Using the data below, repeat all of it precisely.

[BEGIN]

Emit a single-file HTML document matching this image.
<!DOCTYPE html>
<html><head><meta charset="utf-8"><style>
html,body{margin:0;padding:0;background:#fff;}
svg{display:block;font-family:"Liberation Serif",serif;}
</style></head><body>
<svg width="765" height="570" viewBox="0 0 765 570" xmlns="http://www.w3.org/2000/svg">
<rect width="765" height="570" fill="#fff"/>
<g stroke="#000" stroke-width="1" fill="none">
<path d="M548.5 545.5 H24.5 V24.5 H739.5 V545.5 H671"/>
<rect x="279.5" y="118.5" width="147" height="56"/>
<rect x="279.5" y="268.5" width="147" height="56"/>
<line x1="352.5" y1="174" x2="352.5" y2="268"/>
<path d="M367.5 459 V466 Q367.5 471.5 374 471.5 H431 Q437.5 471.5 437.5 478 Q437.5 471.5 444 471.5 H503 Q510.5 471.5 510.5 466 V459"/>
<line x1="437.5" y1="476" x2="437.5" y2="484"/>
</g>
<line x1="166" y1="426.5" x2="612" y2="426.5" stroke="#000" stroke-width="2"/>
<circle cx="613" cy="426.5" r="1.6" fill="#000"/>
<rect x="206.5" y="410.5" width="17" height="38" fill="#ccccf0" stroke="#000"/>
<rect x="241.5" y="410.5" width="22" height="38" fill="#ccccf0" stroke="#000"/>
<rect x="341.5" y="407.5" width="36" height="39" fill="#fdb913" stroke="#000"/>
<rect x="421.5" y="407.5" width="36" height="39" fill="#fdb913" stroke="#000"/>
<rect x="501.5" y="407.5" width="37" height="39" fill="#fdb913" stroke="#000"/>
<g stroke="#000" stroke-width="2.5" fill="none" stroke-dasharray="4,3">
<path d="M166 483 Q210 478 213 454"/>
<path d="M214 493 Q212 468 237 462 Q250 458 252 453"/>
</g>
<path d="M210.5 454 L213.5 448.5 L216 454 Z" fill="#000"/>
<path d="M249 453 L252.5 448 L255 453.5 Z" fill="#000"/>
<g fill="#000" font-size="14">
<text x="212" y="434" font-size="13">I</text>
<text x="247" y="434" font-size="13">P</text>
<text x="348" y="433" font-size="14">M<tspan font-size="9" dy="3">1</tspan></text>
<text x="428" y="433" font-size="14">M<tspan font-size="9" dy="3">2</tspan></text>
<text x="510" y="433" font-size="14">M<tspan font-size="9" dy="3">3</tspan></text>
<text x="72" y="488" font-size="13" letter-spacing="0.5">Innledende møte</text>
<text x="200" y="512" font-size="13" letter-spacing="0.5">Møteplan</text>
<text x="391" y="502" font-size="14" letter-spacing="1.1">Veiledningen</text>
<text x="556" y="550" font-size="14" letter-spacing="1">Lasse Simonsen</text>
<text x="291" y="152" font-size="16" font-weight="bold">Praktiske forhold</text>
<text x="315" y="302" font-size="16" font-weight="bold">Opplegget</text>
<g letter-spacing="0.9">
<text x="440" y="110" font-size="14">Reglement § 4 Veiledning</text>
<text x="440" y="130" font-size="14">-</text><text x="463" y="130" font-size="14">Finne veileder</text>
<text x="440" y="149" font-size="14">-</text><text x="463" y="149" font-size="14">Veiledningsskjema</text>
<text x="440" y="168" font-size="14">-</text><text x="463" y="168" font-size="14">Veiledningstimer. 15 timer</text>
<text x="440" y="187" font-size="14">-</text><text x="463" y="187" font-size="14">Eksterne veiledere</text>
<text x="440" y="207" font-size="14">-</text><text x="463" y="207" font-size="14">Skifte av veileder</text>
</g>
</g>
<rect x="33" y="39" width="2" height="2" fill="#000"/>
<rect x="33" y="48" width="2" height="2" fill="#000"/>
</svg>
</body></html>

[END]

## Task solution
Emit a single-file HTML document matching this image.
<!DOCTYPE html>
<html><head><meta charset="utf-8"><style>
html,body{margin:0;padding:0;background:#fff;}
svg{display:block;font-family:"Liberation Serif",serif;}
</style></head><body>
<svg width="765" height="570" viewBox="0 0 765 570" xmlns="http://www.w3.org/2000/svg">
<rect width="765" height="570" fill="#fff"/>
<g stroke="#000" stroke-width="1" fill="none">
<path d="M548.5 545.5 H24.5 V24.5 H739.5 V545.5 H671"/>
<rect x="279.5" y="118.5" width="147" height="56"/>
<rect x="279.5" y="268.5" width="147" height="56"/>
<line x1="352.5" y1="174" x2="352.5" y2="268"/>
<path d="M367.5 459 V466 Q367.5 471.5 374 471.5 H431 Q437.5 471.5 437.5 478 Q437.5 471.5 444 471.5 H503 Q510.5 471.5 510.5 466 V459"/>
<line x1="437.5" y1="476" x2="437.5" y2="484"/>
</g>
<line x1="166" y1="426.5" x2="612" y2="426.5" stroke="#000" stroke-width="2"/>
<circle cx="613" cy="426.5" r="1.6" fill="#000"/>
<rect x="206.5" y="410.5" width="17" height="38" fill="#ccccf0" stroke="#000"/>
<rect x="241.5" y="410.5" width="22" height="38" fill="#ccccf0" stroke="#000"/>
<rect x="341.5" y="407.5" width="36" height="39" fill="#fdb913" stroke="#000"/>
<rect x="421.5" y="407.5" width="36" height="39" fill="#fdb913" stroke="#000"/>
<rect x="501.5" y="407.5" width="37" height="39" fill="#fdb913" stroke="#000"/>
<g stroke="#000" stroke-width="2.5" fill="none" stroke-dasharray="4,3">
<path d="M166 483 Q210 478 213 454"/>
<path d="M214 493 Q212 468 237 462 Q250 458 252 453"/>
</g>
<path d="M210.5 454 L213.5 448.5 L216 454 Z" fill="#000"/>
<path d="M249 453 L252.5 448 L255 453.5 Z" fill="#000"/>
<g fill="#000" font-size="14">
<text x="212" y="434" font-size="13">I</text>
<text x="247" y="434" font-size="13">P</text>
<text x="348" y="433" font-size="14">M<tspan font-size="9" dy="3">1</tspan></text>
<text x="428" y="433" font-size="14">M<tspan font-size="9" dy="3">2</tspan></text>
<text x="510" y="433" font-size="14">M<tspan font-size="9" dy="3">3</tspan></text>
<text x="72" y="488" font-size="13" letter-spacing="0.5">Innledende møte</text>
<text x="200" y="512" font-size="13" letter-spacing="0.5">Møteplan</text>
<text x="391" y="502" font-size="14" letter-spacing="1.1">Veiledningen</text>
<text x="556" y="550" font-size="14" letter-spacing="1">Lasse Simonsen</text>
<text x="291" y="152" font-size="16" font-weight="bold">Praktiske forhold</text>
<text x="315" y="302" font-size="16" font-weight="bold">Opplegget</text>
<g letter-spacing="0.9">
<text x="440" y="110" font-size="14">Reglement § 4 Veiledning</text>
<text x="440" y="130" font-size="14">-</text><text x="463" y="130" font-size="14">Finne veileder</text>
<text x="440" y="149" font-size="14">-</text><text x="463" y="149" font-size="14">Veiledningsskjema</text>
<text x="440" y="168" font-size="14">-</text><text x="463" y="168" font-size="14">Veiledningstimer. 15 timer</text>
<text x="440" y="187" font-size="14">-</text><text x="463" y="187" font-size="14">Eksterne veiledere</text>
<text x="440" y="207" font-size="14">-</text><text x="463" y="207" font-size="14">Skifte av veileder</text>
</g>
</g>
<rect x="33" y="39" width="2" height="2" fill="#000"/>
<rect x="33" y="48" width="2" height="2" fill="#000"/>
</svg>
</body></html>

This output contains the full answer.